EXERCISE MATERIAL:
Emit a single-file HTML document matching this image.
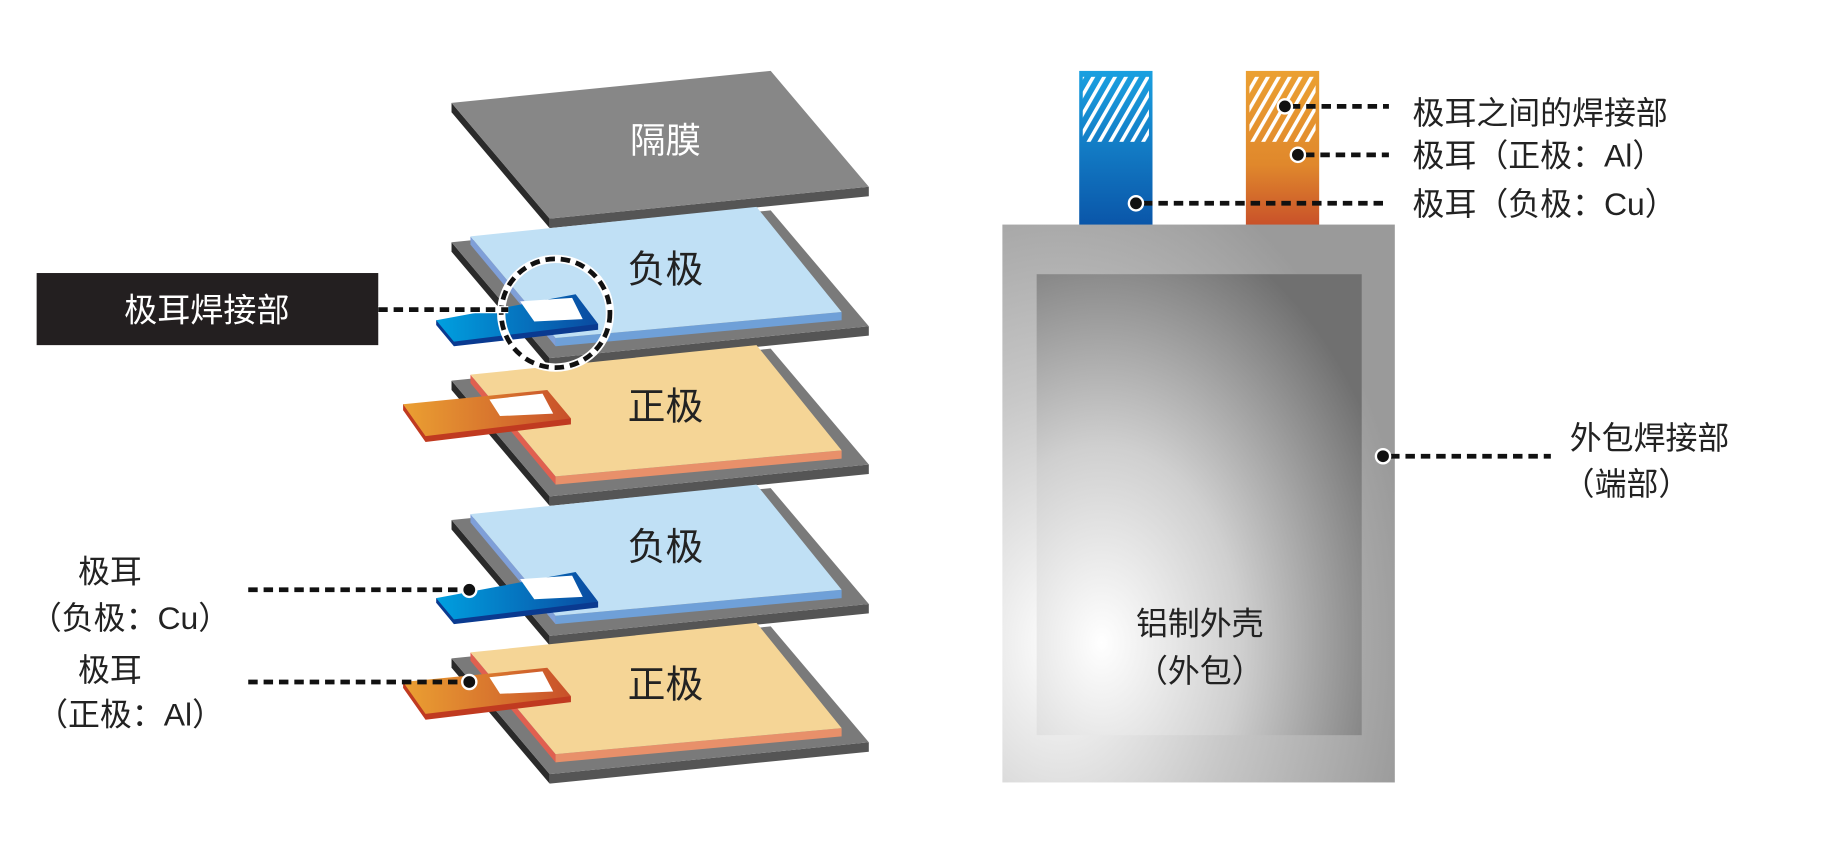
<!DOCTYPE html>
<html><head><meta charset="utf-8"><style>
html,body{margin:0;padding:0;background:#fff;}
svg{display:block;}
text{font-family:"Liberation Sans","Noto Sans CJK SC",sans-serif;}
</style></head><body>
<svg width="1844" height="851" viewBox="0 0 1560 720" preserveAspectRatio="none" xmlns="http://www.w3.org/2000/svg">
<defs>
<linearGradient id="tb" x1="0" y1="0" x2="1" y2="0"><stop offset="0" stop-color="#00a0e0"/><stop offset="1" stop-color="#0a4aa0"/></linearGradient>
<linearGradient id="to" x1="0" y1="0" x2="1" y2="0"><stop offset="0" stop-color="#eba032"/><stop offset="1" stop-color="#c8502a"/></linearGradient>
<linearGradient id="tbv" x1="0" y1="0" x2="0" y2="1"><stop offset="0" stop-color="#1aa0e0"/><stop offset="1" stop-color="#0a55a8"/></linearGradient>
<linearGradient id="tov" x1="0" y1="0" x2="0" y2="1"><stop offset="0" stop-color="#eba032"/><stop offset="0.6" stop-color="#e0882c"/><stop offset="1" stop-color="#c8502a"/></linearGradient>
<radialGradient id="outer" cx="0.15" cy="0.75" r="0.9"><stop offset="0" stop-color="#ffffff"/><stop offset="0.5" stop-color="#c8c8c8"/><stop offset="1" stop-color="#9a9a9a"/></radialGradient>
<radialGradient id="inner" cx="0.2" cy="0.8" r="0.95"><stop offset="0" stop-color="#ffffff"/><stop offset="0.45" stop-color="#cfcfcf"/><stop offset="1" stop-color="#707070"/></radialGradient>
<pattern id="hatch" width="8" height="8" patternUnits="userSpaceOnUse" patternTransform="rotate(30)"><rect width="8" height="8" fill="none"/><rect width="3" height="8" fill="#fff"/></pattern>
<g id="sep">
<polygon points="382,27 465,125 465,133 382,35" fill="#2a2a2a"/>
<polygon points="465,125 735,98 735,106 465,133" fill="#555"/>
<polygon points="382,27 652,0 735,98 465,125" fill="#878787"/>
</g>
<g id="neg">
<polygon points="382,27 465,125 465,133 382,35" fill="#2a2a2a"/>
<polygon points="465,125 735,98 735,106 465,133" fill="#555"/>
<polygon points="382,27 652,0 735,98 465,125" fill="#7a7a7a"/>
<polygon points="398,22 470,108 470,115 398,29" fill="#7f9fd8"/>
<polygon points="470,108 712,86 712,93 470,115" fill="#6fa0d8"/>
<polygon points="398,22 640,-3 712,86 470,108" fill="#c0e0f5"/>
</g>
<g id="pos">
<polygon points="382,27 465,125 465,133 382,35" fill="#2a2a2a"/>
<polygon points="465,125 735,98 735,106 465,133" fill="#555"/>
<polygon points="382,27 652,0 735,98 465,125" fill="#7a7a7a"/>
<polygon points="398,22 470,108 470,115 398,29" fill="#e06050"/>
<polygon points="470,108 712,86 712,93 470,115" fill="#e8906a"/>
<polygon points="398,22 640,-3 712,86 470,108" fill="#f5d596"/>
</g>
<g id="ntab">
<polygon points="369,271 506,274 506,279 384,293 369,275" fill="#0a3a90"/>
<polygon points="369,271 487,249 506,274 384,289" fill="url(#tb)"/>
<polygon points="440,255 484,252 493,270 452,272" fill="#fff"/>
</g>
<g id="ptab">
<polygon points="341,342 483,354 483,359 360,374 341,347" fill="#c03a20"/>
<polygon points="341,342 463,330 483,354 360,369" fill="url(#to)"/>
<polygon points="414,338 459,333 468,350 423,352" fill="#fff"/>
</g>
</defs>

<use href="#sep" transform="translate(0,60)"/>
<text x="563" y="129" font-size="30" fill="#fff" text-anchor="middle">隔膜</text>

<use href="#neg" transform="translate(0,178)"/>
<use href="#ntab"/>
<text x="563" y="239" font-size="32" fill="#222" text-anchor="middle">负极</text>

<use href="#pos" transform="translate(0,295)"/>
<use href="#ptab"/>
<text x="563" y="355" font-size="32" fill="#222" text-anchor="middle">正极</text>

<use href="#neg" transform="translate(0,413)"/>
<use href="#ntab" transform="translate(0,235)"/>
<text x="563" y="474" font-size="32" fill="#222" text-anchor="middle">负极</text>

<use href="#pos" transform="translate(0,530)"/>
<use href="#ptab" transform="translate(0,235)"/>
<text x="563" y="590" font-size="32" fill="#222" text-anchor="middle">正极</text>

<!-- dashed circle -->
<circle cx="470" cy="265" r="46" fill="none" stroke="#fff" stroke-width="7"/>
<circle cx="470" cy="265" r="46" fill="none" stroke="#111" stroke-width="4" stroke-dasharray="8 5"/>

<!-- label box -->
<rect x="31" y="231" width="289" height="61" fill="#231f20"/>
<text x="175" y="272" font-size="28" fill="#fff" text-anchor="middle">极耳焊接部</text>
<line x1="320" y1="262" x2="430" y2="262" stroke="#fff" stroke-width="6"/>
<line x1="320" y1="262" x2="430" y2="262" stroke="#111" stroke-width="4" stroke-dasharray="8 5"/>

<!-- left labels -->
<g font-size="27" fill="#222" text-anchor="middle">
<text x="93" y="493">极耳</text>
<text x="110" y="532">（负极：Cu）</text>
<text x="93" y="576">极耳</text>
<text x="110" y="614">（正极：Al）</text>
</g>
<line x1="210" y1="499" x2="392" y2="499" stroke="#111" stroke-width="4" stroke-dasharray="8 5"/>
<circle cx="397" cy="499" r="6" fill="#111" stroke="#fff" stroke-width="2"/>
<line x1="210" y1="577" x2="392" y2="577" stroke="#111" stroke-width="4" stroke-dasharray="8 5"/>
<circle cx="397" cy="577" r="6" fill="#111" stroke="#fff" stroke-width="2"/>

<!-- right: tabs -->
<rect x="913" y="60" width="62" height="132" fill="url(#tbv)"/>
<rect x="916" y="65" width="56" height="55" fill="url(#hatch)"/>
<rect x="1054" y="60" width="62" height="132" fill="url(#tov)"/>
<rect x="1057" y="65" width="56" height="55" fill="url(#hatch)"/>
<!-- case -->
<rect x="848" y="190" width="332" height="472" fill="url(#outer)"/>
<rect x="877" y="232" width="275" height="390" fill="url(#inner)"/>
<g font-size="27" fill="#222" text-anchor="middle">
<text x="1015" y="537">铝制外壳</text>
<text x="1015" y="577">（外包）</text>
</g>

<!-- right callouts -->
<line x1="1092" y1="90" x2="1175" y2="90" stroke="#111" stroke-width="4" stroke-dasharray="8 5"/>
<circle cx="1087" cy="90" r="6" fill="#111" stroke="#fff" stroke-width="2"/>
<line x1="1104" y1="131" x2="1175" y2="131" stroke="#111" stroke-width="4" stroke-dasharray="8 5"/>
<circle cx="1098" cy="131" r="6" fill="#111" stroke="#fff" stroke-width="2"/>
<line x1="967" y1="172" x2="1175" y2="172" stroke="#111" stroke-width="4" stroke-dasharray="8 5"/>
<circle cx="961" cy="172" r="6" fill="#111" stroke="#fff" stroke-width="2"/>
<line x1="1176" y1="386" x2="1312" y2="386" stroke="#111" stroke-width="4" stroke-dasharray="8 5"/>
<circle cx="1170" cy="386" r="6" fill="#111" stroke="#fff" stroke-width="2"/>
<g font-size="27" fill="#222">
<text x="1195" y="105">极耳之间的焊接部</text>
<text x="1195" y="141">极耳（正极：Al）</text>
<text x="1195" y="182">极耳（负极：Cu）</text>
<text x="1328" y="380">外包焊接部</text>
<text x="1322" y="419">（端部）</text>
</g>
</svg>
</body></html>
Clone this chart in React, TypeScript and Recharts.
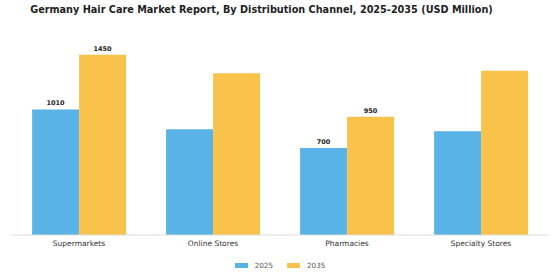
import React from 'react'
import { BarChart, Bar, XAxis, YAxis, LabelList } from 'recharts'

const channels = ['Supermarkets', 'Online Stores', 'Pharmacies', 'Specialty Stores']
const values2025 = [1010, 850, 700, 835]
const values2035 = [1450, 1300, 950, 1320]
const labeled = ['Supermarkets', 'Pharmacies']

const data = channels.map((c, i) => ({
  channel: c,
  y2025: values2025[i],
  y2035: values2035[i],
}))

const BLUE = '#5AB3E6'
const YELLOW = '#F8C24B'
const FONT = '"DejaVu Sans", Verdana, sans-serif'

const ValueLabel = (props: any) => {
  const { x, y, width, value, index } = props
  if (!labeled.includes(channels[index])) return null
  return (
    <text
      x={x + width / 2} y={y - 4}
      textAnchor="middle"
      fontSize={6.5} fontWeight="bold" fill="#222" fontFamily={FONT}
    >
      {value}
    </text>
  )
}

export default function App() {
  return (
    <div style={{ position: 'absolute', left: 0, top: 0, width: 560, height: 280, background: '#fff', fontFamily: FONT }}>
      <div style={{
        position: 'absolute', top: 4, left: 0, width: 523, textAlign: 'center',
        fontSize: 9.7, fontWeight: 'bold', color: '#222', whiteSpace: 'nowrap'
      }}>
        Germany Hair Care Market Report, By Distribution Channel, 2025-2035 (USD Million)
      </div>
      <BarChart
        width={560} height={255} data={data}
        margin={{ top: 36, right: 12, left: 12, bottom: 0 }}
        barCategoryGap="15%" barGap={0}
      >
        <XAxis
          dataKey="channel" height={20}
          tick={{ fontSize: 7.5, fill: '#333', fontFamily: FONT, dy: -2 }}
          tickLine={false}
          axisLine={{ stroke: '#ddd' }}
        />
        <YAxis hide domain={[0, 1600]} />
        <Bar dataKey="y2025" fill={BLUE} isAnimationActive={false}>
          <LabelList dataKey="y2025" content={<ValueLabel />} />
        </Bar>
        <Bar dataKey="y2035" fill={YELLOW} isAnimationActive={false}>
          <LabelList dataKey="y2035" content={<ValueLabel />} />
        </Bar>
      </BarChart>
      <div style={{
        position: 'absolute', top: 261, left: 0, width: 560, display: 'flex',
        justifyContent: 'center', gap: 14, fontSize: 7.2, color: '#555', alignItems: 'center'
      }}>
        <span style={{ display: 'flex', alignItems: 'center', gap: 7 }}>
          <span style={{ width: 13, height: 5, background: BLUE, display: 'inline-block' }} />2025
        </span>
        <span style={{ display: 'flex', alignItems: 'center', gap: 7 }}>
          <span style={{ width: 13, height: 5, background: YELLOW, display: 'inline-block' }} />2035
        </span>
      </div>
    </div>
  )
}
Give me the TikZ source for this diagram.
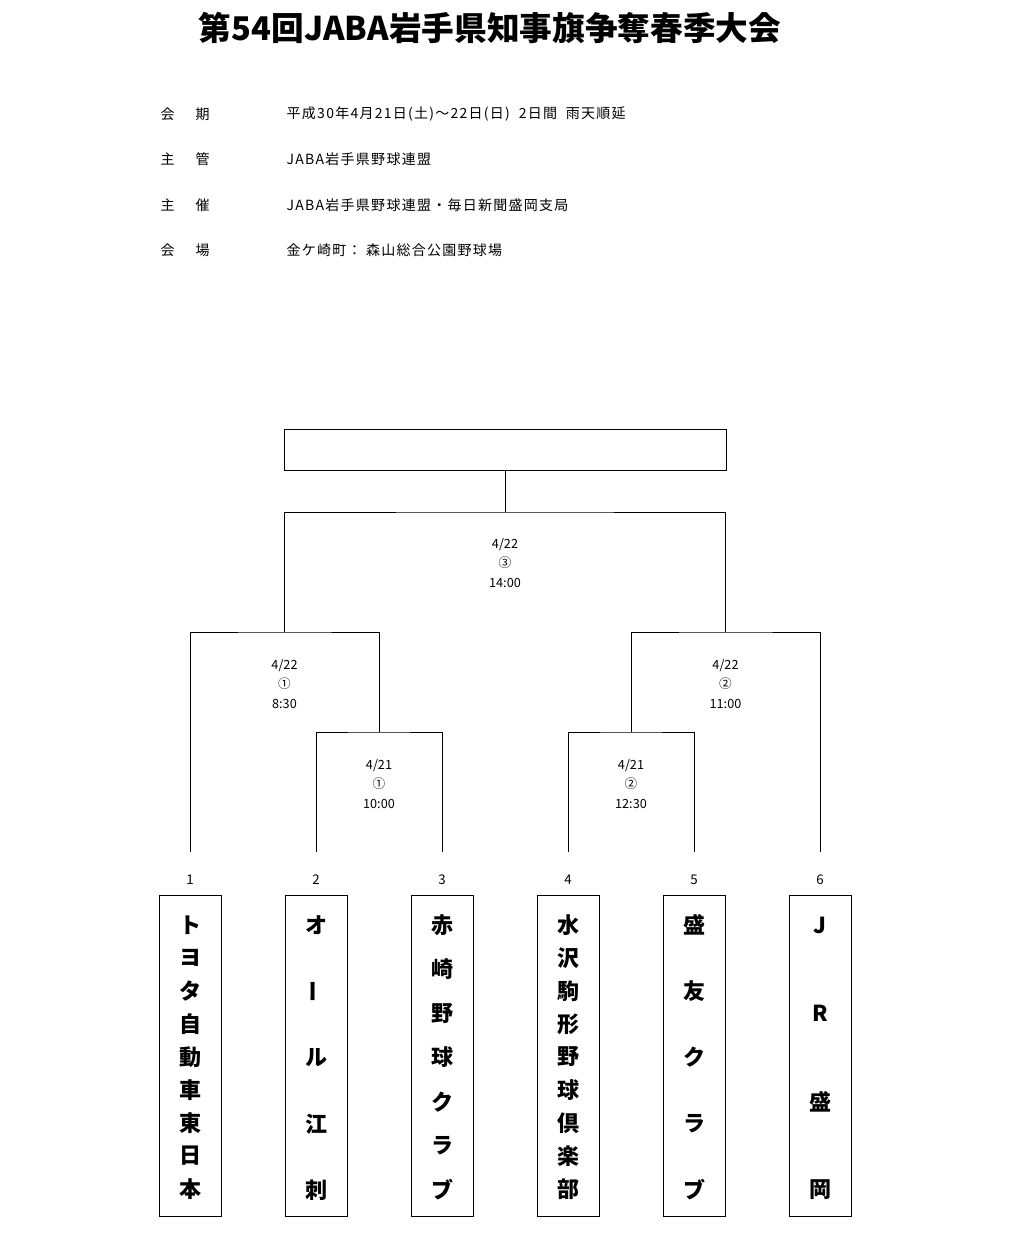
\documentclass[tikz,border=0pt]{standalone}
\usepackage{fontspec}
\setmainfont{Noto Sans CJK JP}
\newfontfamily\spaced[LetterSpace=9]{Noto Sans CJK JP}
\usetikzlibrary{positioning}
\tikzset{
  bline/.style={thin},
  team/.style={draw,thin,minimum width=46.5,minimum height=240.75,anchor=north},
  info/.style={anchor=west,font=\spaced\fontsize{10.5}{12}\selectfont},
  mlabel/.style={align=center,font=\fontsize{9.5}{14.5}\selectfont},
  tchar/.style={font=\bfseries\fontsize{16.5}{18}\selectfont}
}
\begin{document}
\begin{tikzpicture}[x=0.75pt,y=-0.75pt]
    \useasboundingbox (0,0) rectangle (1024,1245);
    \node[font=\bfseries\fontsize{24.5}{27}\selectfont] (title) at (490,28) {第54回JABA岩手県知事旗争奪春季大会};

    % info lines
    \node[info] (k1) at (156,114) {会\hspace{1.5em}期};
    \node[info] (k2) at (156,159) {主\hspace{1.5em}管};
    \node[info] (k3) at (156,205) {主\hspace{1.5em}催};
    \node[info] (k4) at (156,250) {会\hspace{1.5em}場};
    \node[info] (v1) at (282,114) {平成30年4月21日(土)～22日(日)\ \ 2日間\ \ 雨天順延};
    \node[info] (v2) at (282,159) {JABA岩手県野球連盟};
    \node[info] (v3) at (282,205) {JABA岩手県野球連盟・毎日新聞盛岡支局};
    \node[info] (v4) at (282,250) {金ケ崎町：\ 森山総合公園野球場};

    % teams
    \foreach \i/\x in {1/190,2/316,3/442,4/568,5/694,6/820} {
        \node[team] (t\i) at (\x,895) {};
        \node[font=\fontsize{10}{12}\selectfont] (n\i) at (\x,880) {\i};
        \coordinate (b\i) at (\x,852);
    }
    \foreach \c [count=\k from 0] in {ト,ヨ,タ,自,動,車,東,日,本}
        \node[tchar] at (190,925+\k*33) {\c};
    \foreach \c [count=\k from 0] in {オ,\rotatebox{90}{ー},ル,江,刺}
        \node[tchar] at (316,925+\k*66.25) {\c};
    \foreach \c [count=\k from 0] in {赤,崎,野,球,ク,ラ,ブ}
        \node[tchar] at (442,925+\k*44.17) {\c};
    \foreach \c [count=\k from 0] in {水,沢,駒,形,野,球,倶,楽,部}
        \node[tchar] at (568,925+\k*33) {\c};
    \foreach \c [count=\k from 0] in {盛,友,ク,ラ,ブ}
        \node[tchar] at (694,925+\k*66.25) {\c};
    \foreach \c [count=\k from 0] in {J,R,盛,岡}
        \node[tchar] at (820,925+\k*88.33) {\c};

    % first round
    \draw[bline] (b2) |- (379,732) coordinate (m1) -| (b3);
    \draw[bline] (b4) |- (631,732) coordinate (m2) -| (b5);
    \node[mlabel] (l1) at (379,784) {4/21\\①\\10:00};
    \node[mlabel] (l2) at (631,784) {4/21\\②\\12:30};

    % semifinals
    \draw[bline] (b1) |- (284.5,632) coordinate (s1) -| (m1);
    \draw[bline] (m2) |- (725.5,632) coordinate (s2) -| (b6);
    \node[mlabel] (l3) at (284.5,684) {4/22\\①\\8:30};
    \node[mlabel] (l4) at (725.5,684) {4/22\\②\\11:00};

    % final
    \draw[bline] (s1) |- (505,512) coordinate (f) -| (s2);
    \node[mlabel] (l5) at (505,563) {4/22\\③\\14:00};
    \node[draw,thin,minimum width=331.5,minimum height=30.75,anchor=south] (champ) at (505,471) {};
    \draw[bline] (f) -- (champ.south);
\end{tikzpicture}
\end{document}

TASK TO COMPLETE: From the listing above, copy all lines holding the word "this".

TASK OUTPUT:
Emit a single-file HTML document matching this image.
Clone this chart in React, TypeScript and Recharts.
Give me the TikZ source for this diagram.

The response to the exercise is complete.